BACKGROUND:Cerebral arteriovenous malformation (AVM) is a serious life-threatening congenital cerebrovascular disease. Specific anatomical features, such as nidus size, location, and venous drainage, have been validated to affect treatment outcomes. Until recently, molecular biomarkers and corresponding molecular mechanism related to anatomical features and treatment outcomes remain unknown. METHODS: RNA N6-methyladenosine (m6A) Methyltransferase METTL3 was identified as a differentially expressed gene in groups with different lesion sizes by analyzing the transcriptome sequencing (RNA-seq) data. Tube formation and wound healing assays were performed to investigate the effect of METTL3 on angiogenesis.

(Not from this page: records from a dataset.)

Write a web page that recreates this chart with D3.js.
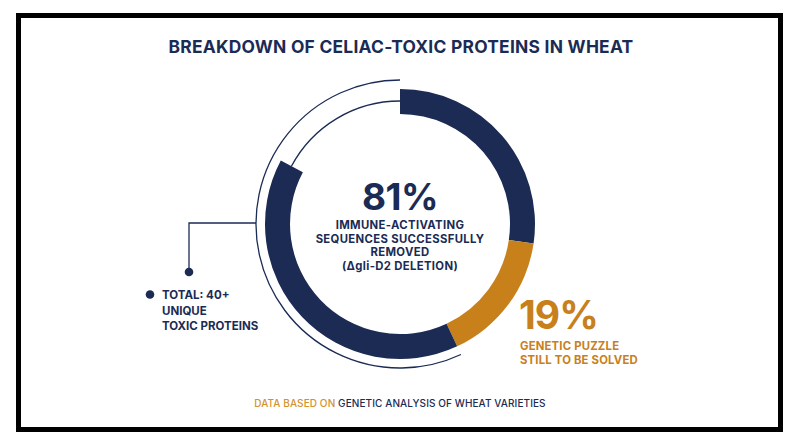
<!DOCTYPE html>
<html><head><meta charset="utf-8">
<script src="https://cdn.jsdelivr.net/npm/d3@7"></script>
<style>html,body{margin:0;padding:0;background:#fff;}svg{display:block;}</style>
</head><body>
<svg id="c" width="800" height="447"></svg>
<script>
// Data
const segmentLabels = ["Removed (part 1)", "Genetic puzzle", "Removed (part 2)"];
const segmentValues = [33, 19, 48];           // 81% navy split around the 19% orange slice
const segmentKinds  = ["removed", "puzzle", "removed"];
const mainValue = 81;
const puzzleValue = 19;
const titleText = "BREAKDOWN OF CELIAC-TOXIC PROTEINS IN WHEAT";
const centerLines = ["IMMUNE-ACTIVATING", "SEQUENCES SUCCESSFULLY", "REMOVED", "(\u0394gli-D2 DELETION)"];
const puzzleLines = ["GENETIC PUZZLE", "STILL TO BE SOLVED"];
const totalLines = ["TOTAL: 40+", "UNIQUE", "TOXIC PROTEINS"];

const NAVY = "#1b2b54", ORANGE = "#c8801a", ORANGE_L = "#d4922e";
const FONT = "Inter, 'Open Sans', sans-serif";
const svg = d3.select("#c");

// Frame
svg.append("rect").attr("x",18.5).attr("y",15.5).attr("width",762).attr("height",414)
  .attr("fill","#fff").attr("stroke","#000").attr("stroke-width",5);

// Title
svg.append("text").attr("x",401).attr("y",53).attr("text-anchor","middle")
  .attr("font-family",FONT).attr("font-weight",700).attr("font-size",17.4)
  .attr("letter-spacing",0.25)
  .attr("fill",NAVY).text(titleText);

const cx = 400, cy = 224, rOut = 135, rIn = 110;
const deg = Math.PI/180;
const ringSpan = 298*deg;
const g = svg.append("g").attr("transform",`translate(${cx},${cy})`);

const pie = d3.pie().sort(null).value(d=>d).startAngle(0).endAngle(ringSpan);
const arcs = pie(segmentValues);
const arcGen = d3.arc().innerRadius(rIn).outerRadius(rOut);
g.selectAll("path.seg").data(arcs).join("path").attr("class","seg")
  .attr("d",arcGen)
  .attr("fill",(d,i)=>segmentKinds[i]==="puzzle"?ORANGE:NAVY);

// Thin line in the unfilled gap (mid radius)
const thinMid = d3.arc().innerRadius(123).outerRadius(123).startAngle(ringSpan).endAngle(2*Math.PI);
g.append("path").attr("d",thinMid()).attr("fill","none").attr("stroke",NAVY).attr("stroke-width",1.3);

// Outer thin arc from end of puzzle slice around to top
const puzzleEnd = arcs[1].endAngle;
const thinOuter = d3.arc().innerRadius(144).outerRadius(144).startAngle(puzzleEnd).endAngle(2*Math.PI);
g.append("path").attr("d",thinOuter()).attr("fill","none").attr("stroke",NAVY).attr("stroke-width",1.3);

// Center text
g.append("text").attr("x",0).attr("y",-14).attr("text-anchor","middle")
  .attr("font-family",FONT).attr("font-weight",700).attr("font-size",37)
  .attr("fill",NAVY).attr("letter-spacing",-0.5).text(mainValue+"%");
g.selectAll("text.cl").data(centerLines).join("text").attr("class","cl")
  .attr("x",0).attr("y",(d,i)=>5+i*13.7).attr("text-anchor","middle")
  .attr("font-family",FONT).attr("font-weight",700).attr("font-size",11.3)
  .attr("letter-spacing",0.35)
  .attr("fill",NAVY).text(d=>d);

// Puzzle label
svg.append("text").attr("x",519).attr("y",328.5)
  .attr("font-family",FONT).attr("font-weight",700).attr("font-size",39)
  .attr("fill",ORANGE).attr("letter-spacing",-1).text(puzzleValue+"%");
svg.selectAll("text.pl").data(puzzleLines).join("text").attr("class","pl")
  .attr("x",520).attr("y",(d,i)=>350+i*14)
  .attr("font-family",FONT).attr("font-weight",700).attr("font-size",11.3)
  .attr("letter-spacing",0.2)
  .attr("fill",ORANGE).text(d=>d);

// Leader line + total label
svg.append("path").attr("d","M256,223H189V272").attr("fill","none").attr("stroke",NAVY).attr("stroke-width",1.3);
svg.append("circle").attr("cx",189).attr("cy",272).attr("r",4.3).attr("fill",NAVY);
svg.append("circle").attr("cx",150).attr("cy",294.5).attr("r",4.3).attr("fill",NAVY);
svg.selectAll("text.tl").data(totalLines).join("text").attr("class","tl")
  .attr("x",162).attr("y",(d,i)=>299+i*15.5)
  .attr("font-family",FONT).attr("font-weight",700).attr("font-size",11.5)
  .attr("fill",NAVY).text(d=>d);

// Footer
const ft = svg.append("text").attr("x",400).attr("y",407).attr("text-anchor","middle")
  .attr("font-family",FONT).attr("font-weight",500).attr("font-size",10)
  .attr("letter-spacing",0.1);
ft.append("tspan").attr("fill",ORANGE_L).text("DATA BASED ON ");
ft.append("tspan").attr("fill",NAVY).text("GENETIC ANALYSIS OF WHEAT VARIETIES");
</script>
</body></html>
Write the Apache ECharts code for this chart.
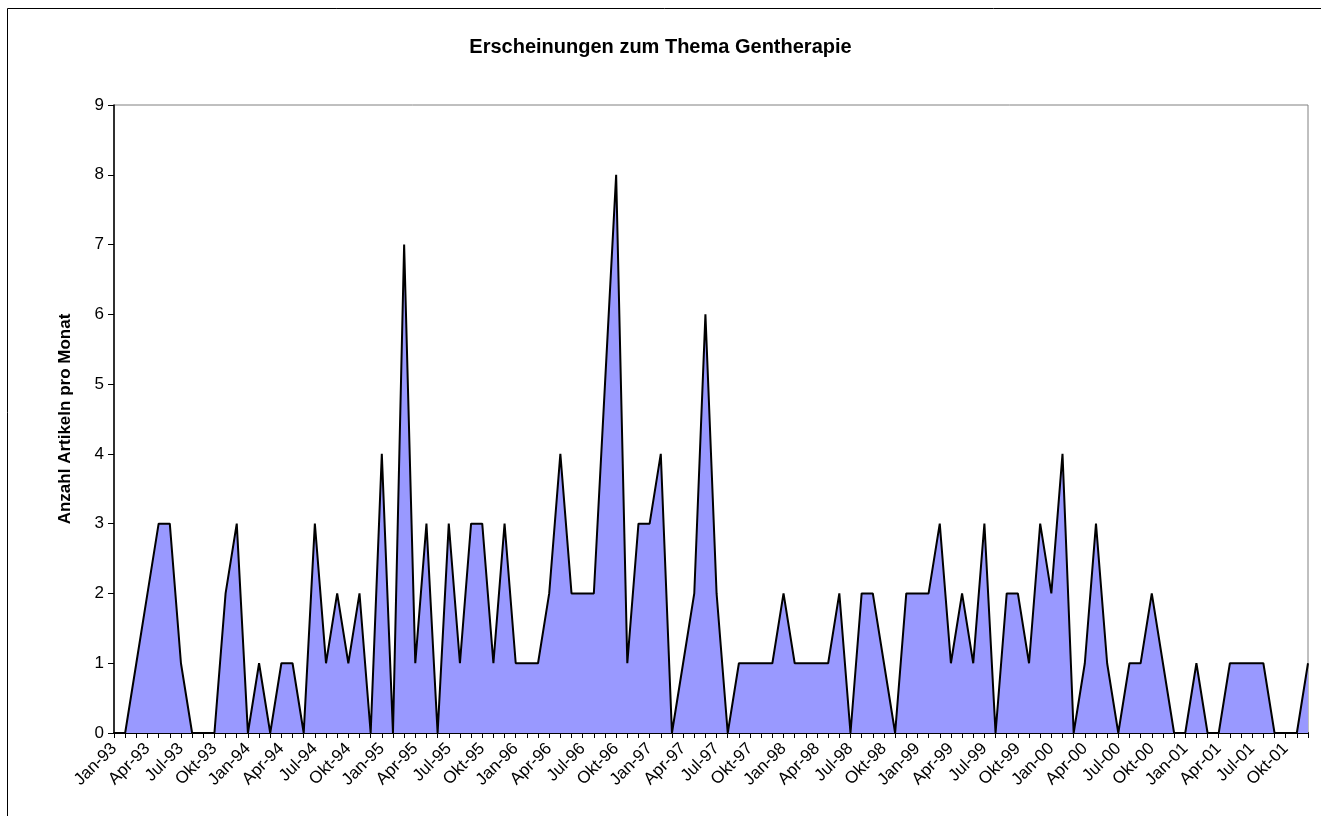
<!DOCTYPE html>
<html>
<head>
<meta charset="utf-8">
<title>Erscheinungen zum Thema Gentherapie</title>
<script src="https://cdn.jsdelivr.net/npm/echarts@6/dist/echarts.min.js"></script>
<style>
  html, body { margin: 0; padding: 0; background: #ffffff; }
  #chart { width: 1321px; height: 816px; }
</style>
</head>
<body>
<div id="chart"></div>
<script>
// Monthly article counts on gene therapy, Jan 1993 - Dec 2001
const monthNames = ['Jan', 'Feb', 'Mär', 'Apr', 'Mai', 'Jun', 'Jul', 'Aug', 'Sep', 'Okt', 'Nov', 'Dez'];
const years = ['93', '94', '95', '96', '97', '98', '99', '00', '01'];

const articles1993 = [0, 0, 1, 2, 3, 3, 1, 0, 0, 0, 2, 3];
const articles1994 = [0, 1, 0, 1, 1, 0, 3, 1, 2, 1, 2, 0];
const articles1995 = [4, 0, 7, 1, 3, 0, 3, 1, 3, 3, 1, 3];
const articles1996 = [1, 1, 1, 2, 4, 2, 2, 2, 5, 8, 1, 3];
const articles1997 = [3, 4, 0, 1, 2, 6, 2, 0, 1, 1, 1, 1];
const articles1998 = [2, 1, 1, 1, 1, 2, 0, 2, 2, 1, 0, 2];
const articles1999 = [2, 2, 3, 1, 2, 1, 3, 0, 2, 2, 1, 3];
const articles2000 = [2, 4, 0, 1, 3, 1, 0, 1, 1, 2, 1, 0];
const articles2001 = [0, 1, 0, 0, 1, 1, 1, 1, 0, 0, 0, 1];

const yTicks = [0, 1, 2, 3, 4, 5, 6, 7, 8, 9];

// Category labels such as "Jan-93"
const categories = [];
years.forEach(function (y) {
  monthNames.forEach(function (m) { categories.push(m + '-' + y); });
});

const counts = [].concat(articles1993, articles1994, articles1995, articles1996,
  articles1997, articles1998, articles1999, articles2000, articles2001);

const FONT = '"Liberation Sans", Arial, Helvetica, sans-serif';

const chart = echarts.init(document.getElementById('chart'), null, { renderer: 'canvas' });

chart.setOption({
  animation: false,
  backgroundColor: '#ffffff',
  textStyle: { fontFamily: FONT, color: '#000000' },
  title: {
    text: 'Erscheinungen zum Thema Gentherapie',
    left: 'center',
    top: 32,
    textStyle: { fontFamily: FONT, fontSize: 20, fontWeight: 'bold', color: '#000000' }
  },
  graphic: [{
    type: 'rect',
    shape: { x: 7.5, y: 8.5, width: 1400, height: 900 },
    style: { fill: 'none', stroke: '#000000', lineWidth: 1 },
    silent: true
  }],
  grid: {
    left: 114, right: 13, top: 105, bottom: 83,
    show: true, borderColor: '#808080', borderWidth: 1, backgroundColor: 'transparent'
  },
  xAxis: {
    type: 'category',
    data: categories,
    boundaryGap: false,
    axisLine: { lineStyle: { color: '#000000', width: 2 } },
    axisTick: { show: true, interval: 0, length: 5, lineStyle: { color: '#000000', width: 1 } },
    axisLabel: {
      interval: 2, rotate: 45, margin: 13,
      fontFamily: FONT, fontSize: 17, color: '#000000'
    },
    splitLine: { show: false }
  },
  yAxis: {
    type: 'value',
    min: yTicks[0], max: yTicks[yTicks.length - 1], interval: 1,
    name: 'Anzahl Artikeln pro Monat',
    nameLocation: 'middle',
    nameGap: 40,
    nameTextStyle: { fontFamily: FONT, fontSize: 17, fontWeight: 'bold', color: '#000000' },
    axisLine: { show: true, lineStyle: { color: '#000000', width: 1.5 } },
    axisTick: { show: true, length: 6, lineStyle: { color: '#000000', width: 1 } },
    axisLabel: { margin: 10, fontFamily: FONT, fontSize: 17, color: '#000000' },
    splitLine: { show: false }
  },
  series: [{
    type: 'line',
    data: counts,
    showSymbol: false,
    symbol: 'none',
    lineStyle: { color: '#000000', width: 2 },
    areaStyle: { color: '#9999FF', opacity: 1 },
    z: 2
  }]
});
</script>
</body>
</html>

In addition, Methylated RNA Immunoprecipitation Sequencing technology (MeRIP-seq) was performed to screen downstream targets of METTL3 in endothelial cells and to fully clarify the specific underlying molecular mechanisms affecting the phenotype of cerebral AVM. RESULTS: In the current study, we found that the expression level of METTL3 was reduced in the larger pathological tissues of cerebral AVMs. Moreover, knockdown of METTL3 significantly affected angiogenesis of the human endothelial cells. Mechanistically, down-regulation of METTL3 reduced the level of heterodimeric Notch E3 ubiquitin ligase formed by DTX1 and DTX3L, thereby continuously activating the Notch signaling pathway. Ultimately, the up-regulated downstream genes of Notch signaling pathway dramatically affected the angiogenesis of endothelial cells. In addition, we demonstrated that blocking Notch pathway with DAPT could restore the phenotype of METTL3 deficient endothelial cells. CONCLUSIONS: Our findings revealed the mechanism by which m6A modification regulated the angiogenesis and might provide potential biomarkers to predict the outcome of treatment, as well as provide suitable pharmacological targets for preventing the formation and progression of cerebral AVM.